CELLULOIDLAND, The Universe - I Love You Philip Morris is not, alas, a film about a shrinking sect of smokers with a passionate fealty to a large tobacco conglomerate who rebelliously use machetes to hack off the hands of the antismoking fanatics who fan those hands in front of their own scrunched-up noses to signal their disdain for cigarettes, cigarette smoke, free will, responsible choice, and anything else that gets in the way of their desire to dictate to others how they should live.  

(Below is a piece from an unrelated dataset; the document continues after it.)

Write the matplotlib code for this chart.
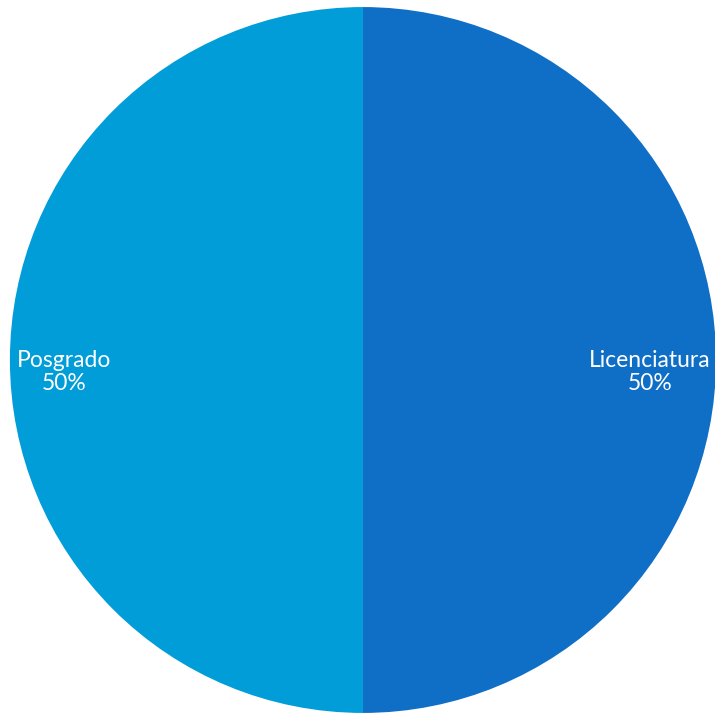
import matplotlib
matplotlib.use("Agg")
import matplotlib.pyplot as plt

categories = ["Licenciatura", "Posgrado"]
values = [50, 50]
colors = ["#0F6FC6", "#009DD9"]

fig = plt.figure(figsize=(7.15, 7.14), dpi=100)
ax = fig.add_axes([0, 0, 1, 1])
total = sum(values)
labels = [f"{c}\n{v / total * 100:.0f}%" for c, v in zip(categories, values)]
wedges, texts = ax.pie(values, colors=colors, startangle=90, counterclock=False,
                       labels=labels, labeldistance=0.83,
                       textprops=dict(color="white", fontsize=16.5, family=["Lato", "DejaVu Sans"],
                                      linespacing=1.15))
for t in texts:
    t.set_horizontalalignment("center")
    t.set_verticalalignment("center")
    x, y = t.get_position()
    t.set_position((x - 0.017, y - 0.034))
ax.set_xlim(-1.028, 0.997)
ax.set_ylim(-1.003, 1.020)
ax.set_aspect("auto")
ax.axis("off")
fig.savefig("out.png", dpi=100)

   Instead, it is a romantic comedy-drama (a "comma"?) about a pair of gay guys. Steven Russell, played by Jim Carrey, is an incorrigible con man. Phillip Morris, played by Ewan MacGregor, is a trusting Southern soul. The two meet and fall in love in prison, where each is serving time for something or other. (Who, in the end, cares why they're behind bars? Life is short; we're all going to die someday. Tracking details of this or that movie's plot is, you might agree, simply too exhausting.) 

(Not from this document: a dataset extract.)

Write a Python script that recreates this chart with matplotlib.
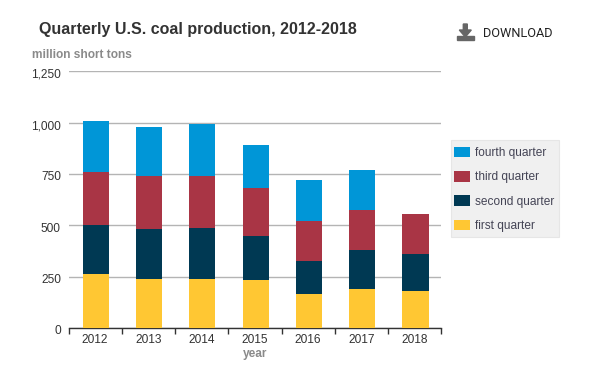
import matplotlib
matplotlib.use('Agg')
import matplotlib.pyplot as plt
import numpy as np
from matplotlib.patches import Polygon, Rectangle
from matplotlib.transforms import ScaledTranslation

plt.rcParams['font.family'] = ['Liberation Sans', 'DejaVu Sans']

years = ['2012', '2013', '2014', '2015', '2016', '2017', '2018']
first_quarter = [263, 238, 238, 233, 165, 190, 180]
second_quarter = [238, 243, 248, 214, 161, 189, 180]
third_quarter = [258, 260, 255, 234, 194, 195, 194]
fourth_quarter = [248, 237, 251, 209, 200, 194, 0]

series_names = ['first quarter', 'second quarter', 'third quarter', 'fourth quarter']
colors = ['#ffc733', '#003953', '#a93545', '#0096d7']
y_ticks = [0, 250, 500, 750, 1000, 1250]
y_labels = ['0', '250', '500', '750', '1,000', '1,250']

W, H = 591, 374
fig = plt.figure(figsize=(W / 100, H / 100), dpi=100)
# axes box in pixels: x 68.5-441, y 71.3-328
ax = fig.add_axes([68.5 / W, 1 - 328 / H, (441.3 - 68.5) / W, (328 - 71.3) / H])

x = np.arange(len(years))
bottom = np.zeros(len(years))
for vals, name, c in zip([first_quarter, second_quarter, third_quarter, fourth_quarter],
                         series_names, colors):
    # bars sit about a pixel right of the category centre in the original
    ax.bar(x + 0.015, vals, width=0.49, bottom=bottom, color=c, label=name, zorder=3)
    bottom += np.array(vals)

ax.set_xlim(-0.5, 6.5)
ax.set_ylim(0, 1250)
ax.set_yticks(y_ticks)
ax.set_yticklabels(y_labels, fontsize=8.6, color='#333333')
ax.tick_params(axis='y', length=0, pad=5.5)
ax.grid(axis='y', color='#b4b4b4', linewidth=1, zorder=0)
ax.set_axisbelow(True)
# y labels hang 2px under their gridline
for lab in ax.get_yticklabels():
    lab.set_transform(lab.get_transform() + ScaledTranslation(0, -2 / 100, fig.dpi_scale_trans))

# category separators as ticks, labels centred between them
ax.set_xticks(np.arange(-0.5, 7, 1))
ax.set_xticklabels([])
ax.set_xticks(x, minor=True)
ax.set_xticklabels(years, minor=True, fontsize=8.6, color='#333333')
ax.tick_params(axis='x', which='major', length=4, width=1, color='#333333')
ax.tick_params(axis='x', which='minor', length=0, pad=4.3)

for s in ['top', 'left', 'right']:
    ax.spines[s].set_visible(False)
ax.spines['bottom'].set_color('#333333')
ax.spines['bottom'].set_linewidth(1)

fig.text(39 / W, 1 - 29.5 / H, 'Quarterly U.S. coal production, 2012-2018', fontsize=11.5,
         fontweight='bold', color='#333333', ha='left', va='center')
fig.text(32 / W, 1 - 55 / H, 'million short tons', fontsize=8.6, fontweight='bold',
         color='#8a8a8a', ha='left', va='center')
fig.text(255 / W, 1 - 353.5 / H, 'year', fontsize=8.6, fontweight='bold',
         color='#8a8a8a', ha='center', va='center')
fig.text(483 / W, 1 - 33.5 / H, 'DOWNLOAD', fontsize=9.2, color='#222222',
         ha='left', va='center', family=['Roboto', 'Liberation Sans'])

# download icon
icon = '#666666'
fig.add_artist(Polygon([[(463.3 + dx) / W, 1 - (24 + dy) / H] for dx, dy in
                        [(0, 0), (4, 0), (4, 6), (8, 6), (2, 13), (-4, 6), (0, 6)]],
                       closed=True, color=icon, transform=fig.transFigure))
fig.add_artist(Rectangle((457 / W, 1 - 40 / H), 17 / W, 4 / H, color=icon,
                         transform=fig.transFigure))

# legend background drawn separately, under the axes, so the swatches can sit close to its edge
fig.add_artist(Rectangle((451 / W, 1 - 237 / H), 108 / W, 97 / H, facecolor='#f0f0f0',
                         edgecolor='#e6e6e6', linewidth=0.8, transform=fig.transFigure,
                         zorder=-1))
handles, labels = ax.get_legend_handles_labels()
leg = ax.legend(handles[::-1], labels[::-1], loc='upper left',
                bbox_to_anchor=(454 / W, 1 - 146.5 / H), bbox_transform=fig.transFigure,
                fontsize=8.6, frameon=False, borderpad=0, borderaxespad=0,
                handlelength=1.34, handleheight=1.0, handletextpad=0.42, labelspacing=1.0)
for t in leg.get_texts():
    t.set_color('#444455')

fig.savefig('out.png', dpi=100)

   The film is sweet and mildly enjoyable, excepting a scene which for First of All sabotaged the whole thing. 
   In it, Mr. Russell appears to be dying of AIDS. In a wrenching phone call, Mr. Morris, though angry with Mr. Russell for other reasons, sobs wildly when he learns of his lover's illness. For those of us who lost friends to AIDS in the eighties and nineties, the scene is a knife to the heart. 
   Later, it is revealed that Mr. Russell's "illness" was faked. It is another con, one that allows Mr. Russell, posing as a lawyer, to try to spring Mr. Morris from prison. 
   (Oops. Did we spoil the film for you? So sorry.)
   For the AIDS scene to work, the audience must feel Mr. Morris' agony. So the film tricks us in the same way that Mr. Russell tricks Mr. Morris. When the con is exposed we feel Mr. Morris' rage--he slaps Mr. Russell's face--and his exasperation with Mr. Russell's iniquitous duplicity. 
   First of All understands this filmic conceit. You know what? First of All does not care. It is a terrible manipulation of the audience. We found ourselves weeping at Mr. Morris' pain; we recalled our own in the same kinds of situations. So for the illness to be exposed as fake--well, for hours after leaving the theater we boiled at the film's aggressive guile. 
   In fairness, we note that the film is based on true events. Perhaps Mr. Russell's AIDS con did, in fact, happen.
   Still.   


   A side note: Mr. Morris and Mr. Russell's relationship does not last. In this sense theirs is no different from many nongay couplings. Love, sad to say, does not conquer all. Gays and lesbians eager to marry, in prison our out, need take note.